Realizado de este modo, el trabajo empresarial —además de conseguir éxitos económicos y sociales— logra alcanzar el mayor beneficio: encontrarse con Dios, servirle y amarle; y hacer que muchas personas hallen al Señor y aprendan a servirle y amarle en el ámbito de su ocupación profesional y de las múltiples actividades de la vida ordinaria. En una palabra, se convierte realmente en instrumento para la santificación propia y ajena.

[1] SAN JOSEMARÍA, Amigos de Dios, n. 83.

[2] Ibid.

[3] SAN JOSEMARÍA, Es Cristo que pasa, nn. 71-72.

[4] Cfr.

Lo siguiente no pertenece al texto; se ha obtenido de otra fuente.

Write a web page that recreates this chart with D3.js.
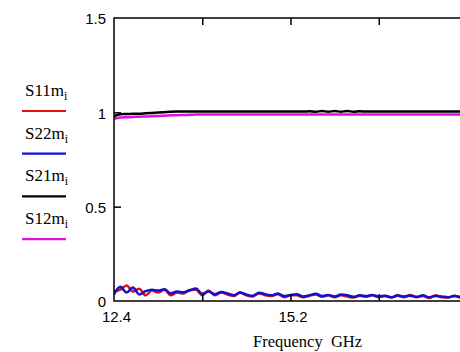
<!DOCTYPE html>
<html><head><meta charset="utf-8">
<script src="https://cdn.jsdelivr.net/npm/d3@7/dist/d3.min.js"></script>
<style>body{margin:0;background:#fff}svg{display:block}</style>
</head><body>
<svg id="c" width="460" height="352"></svg>
<script>
const freq = [12.4,12.5,12.6,12.7,12.8,12.9,13.0,13.1,13.2,13.3,13.4,13.5,13.6,13.7,13.8,13.9,14.0,14.1,14.2,14.3,14.4,14.5,14.6,14.7,14.8,14.9,15.0,15.1,15.2,15.3,15.4,15.5,15.6,15.7,15.8,15.9,16.0,16.1,16.2,16.3,16.4,16.5,16.6,16.7,16.8,16.9,17.0,17.1,17.2,17.3,17.4,17.5,17.6,17.7,17.8,17.9,18.0];
const S11 = [0.050,0.060,0.082,0.050,0.065,0.030,0.055,0.045,0.060,0.030,0.045,0.040,0.058,0.060,0.030,0.055,0.030,0.045,0.034,0.026,0.046,0.030,0.024,0.040,0.030,0.026,0.036,0.020,0.030,0.030,0.020,0.028,0.034,0.022,0.030,0.020,0.030,0.024,0.018,0.028,0.022,0.030,0.020,0.026,0.018,0.028,0.020,0.032,0.020,0.026,0.016,0.030,0.020,0.018,0.028,0.018,0.022];
const S22 = [0.035,0.075,0.045,0.072,0.035,0.052,0.060,0.055,0.062,0.040,0.050,0.046,0.056,0.066,0.038,0.050,0.036,0.048,0.040,0.030,0.044,0.034,0.028,0.044,0.036,0.030,0.040,0.026,0.032,0.036,0.024,0.030,0.038,0.026,0.032,0.024,0.034,0.030,0.022,0.030,0.026,0.032,0.024,0.028,0.020,0.030,0.024,0.028,0.022,0.030,0.020,0.026,0.024,0.020,0.026,0.022,0.024];
const S21 = [0.978,0.990,0.991,0.992,0.993,0.995,0.997,0.999,1.001,1.003,1.004,1.004,1.004,1.004,1.004,1.004,1.004,1.004,1.004,1.004,1.004,1.004,1.004,1.004,1.004,1.004,1.004,1.004,1.004,1.004,1.004,1.006,1.003,1.007,1.003,1.007,1.003,1.007,1.003,1.006,1.004,1.004,1.004,1.004,1.004,1.004,1.004,1.004,1.004,1.004,1.004,1.004,1.004,1.004,1.004,1.004,1.004];
const S12 = [0.966,0.972,0.974,0.975,0.977,0.978,0.979,0.981,0.982,0.984,0.985,0.986,0.987,0.988,0.988,0.988,0.988,0.988,0.988,0.988,0.988,0.988,0.988,0.988,0.988,0.988,0.988,0.988,0.988,0.988,0.988,0.988,0.988,0.988,0.988,0.988,0.988,0.988,0.988,0.988,0.988,0.988,0.988,0.988,0.988,0.988,0.988,0.988,0.988,0.988,0.988,0.988,0.988,0.988,0.988,0.988,0.988];
const xLabels = [12.4, 15.2, 18];
const xTicks = [13.8, 15.2, 16.6];
const yLabels = [0, 0.5, 1, 1.5];
const yTicks = [0.5, 1];
const legend = [
  {name:"S11", color:"#e01010", data:S11},
  {name:"S22", color:"#1010d0", data:S22},
  {name:"S21", color:"#000000", data:S21},
  {name:"S12", color:"#e010e0", data:S12}
];

const svg = d3.select("#c");
const L=114, R=467, T=18, B=301;
const x = d3.scaleLinear().domain([12.4,18]).range([L,R]);
const y = d3.scaleLinear().domain([0,1.5]).range([B,T]);

svg.append("clipPath").attr("id","clip").append("rect")
  .attr("x",L).attr("y",T).attr("width",R-L).attr("height",B-T);

const line = d3.line().x((d,i)=>x(freq[i])).y(d=>y(d)).curve(d3.curveMonotoneX);
const g = svg.append("g").attr("clip-path","url(#clip)");
legend.forEach(s=>{
  g.append("path").datum(s.data).attr("d",line)
   .attr("fill","none").attr("stroke",s.color).attr("stroke-width",2.5)
   .attr("stroke-linejoin","round");
});

// frame
svg.append("rect").attr("x",L).attr("y",T).attr("width",R-L).attr("height",B-T)
  .attr("fill","none").attr("stroke","#000").attr("stroke-width",1.5);

function styleAxis(sel){ sel.select(".domain").remove(); sel.selectAll("line").attr("stroke","#000").attr("stroke-width",1.5); }
// inward ticks
svg.append("g").attr("transform",`translate(0,${T})`).call(d3.axisBottom(x).tickValues(xTicks).tickSize(7).tickFormat("")).call(styleAxis);
svg.append("g").attr("transform",`translate(0,${B})`).call(d3.axisTop(x).tickValues(xTicks).tickSize(7).tickFormat("")).call(styleAxis);
svg.append("g").attr("transform",`translate(${L},0)`).call(d3.axisRight(y).tickValues(yTicks).tickSize(7).tickFormat("")).call(styleAxis);
svg.append("g").attr("transform",`translate(${R},0)`).call(d3.axisLeft(y).tickValues(yTicks).tickSize(7).tickFormat("")).call(styleAxis);

// labels
const xa = svg.append("g").attr("transform",`translate(2,${B})`)
  .call(d3.axisBottom(x).tickValues(xLabels).tickSize(0).tickPadding(10).tickFormat(d=>String(d)));
xa.select(".domain").remove();
xa.selectAll("text").attr("font-family","'Liberation Sans', Arial, sans-serif").attr("font-size",15).attr("fill","#000");

const ya = svg.append("g").attr("transform",`translate(${L},1)`)
  .call(d3.axisLeft(y).tickValues(yLabels).tickSize(0).tickPadding(8).tickFormat(d=>String(d)));
ya.select(".domain").remove();
ya.selectAll("text").attr("font-family","'Liberation Sans', Arial, sans-serif").attr("font-size",15).attr("fill","#000");

svg.append("text").attr("x",253).attr("y",347)
  .attr("font-family","'Liberation Serif', 'Times New Roman', serif").attr("font-size",16.5)
  .attr("fill","#000").attr("xml:space","preserve").text("Frequency  GHz");

// legend
legend.forEach((s,i)=>{
  const ly = 111 + i*42.7;
  const t = svg.append("text").attr("x",25).attr("y",ly-15)
    .attr("font-family","'Liberation Serif', 'Times New Roman', serif").attr("font-size",17).attr("fill","#000");
  t.append("tspan").text(s.name+"m");
  t.append("tspan").attr("dy",4).attr("font-size",12).text("i");
  svg.append("line").attr("x1",22).attr("x2",66).attr("y1",ly).attr("y2",ly)
    .attr("stroke",s.color).attr("stroke-width",2.2);
});
</script>
</body></html>
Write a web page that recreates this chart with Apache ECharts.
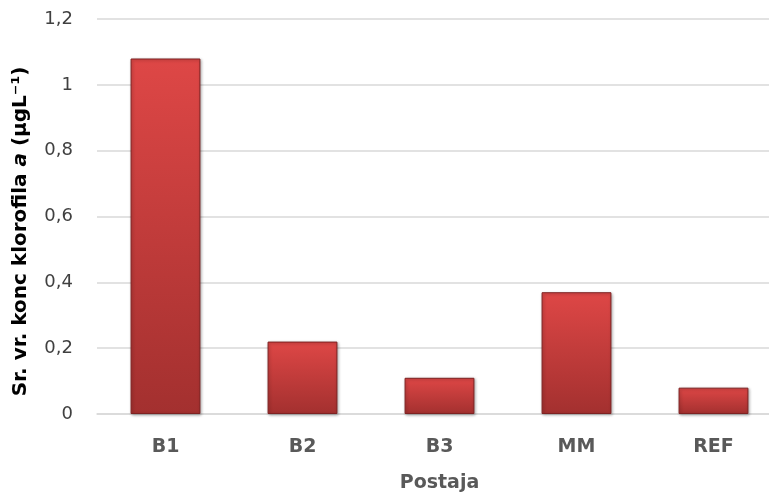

JUAN PABLO II, encíclica Veritatis splendor, 6-VIII-1993, n. 19.

[5] Ibid., n. 20.

[6] BENEDICTO XVI, encíclica Deus caritas est, 25-XII-2005, n. 1.

[7] Cfr. Catecismo de la Iglesia Católica, n. 2426.

[8] SAN JOSEMARÍA, Es Cristo que pasa, n. 72.

[9] Ibid., n. 157.

[10] SAN JOSEMARÍA, Homilía “Amar el mundo apasionadamente”, en Conversaciones n. 114.

[11] Ibid.

[12] SAN JOSEMARÍA, Amigos de Dios, n. 55.

[13] Cfr. Conversaciones, cit., n. 67.

[14] Han sido recopilados recientemente por la PONTIFICIA COMISIÓN “JUSTICIA Y PAZ” en el Compendio de Doctrina Social de la Iglesia. Madrid/Barcelona: BAC/Planeta. Madrid, 2005.

[15] SAN JOSEMARÍA, Surco, n. 675.

[16] Conversaciones, n. 116.

Romana, n. 45, Julio-Diciembre 2007, p. 289-294.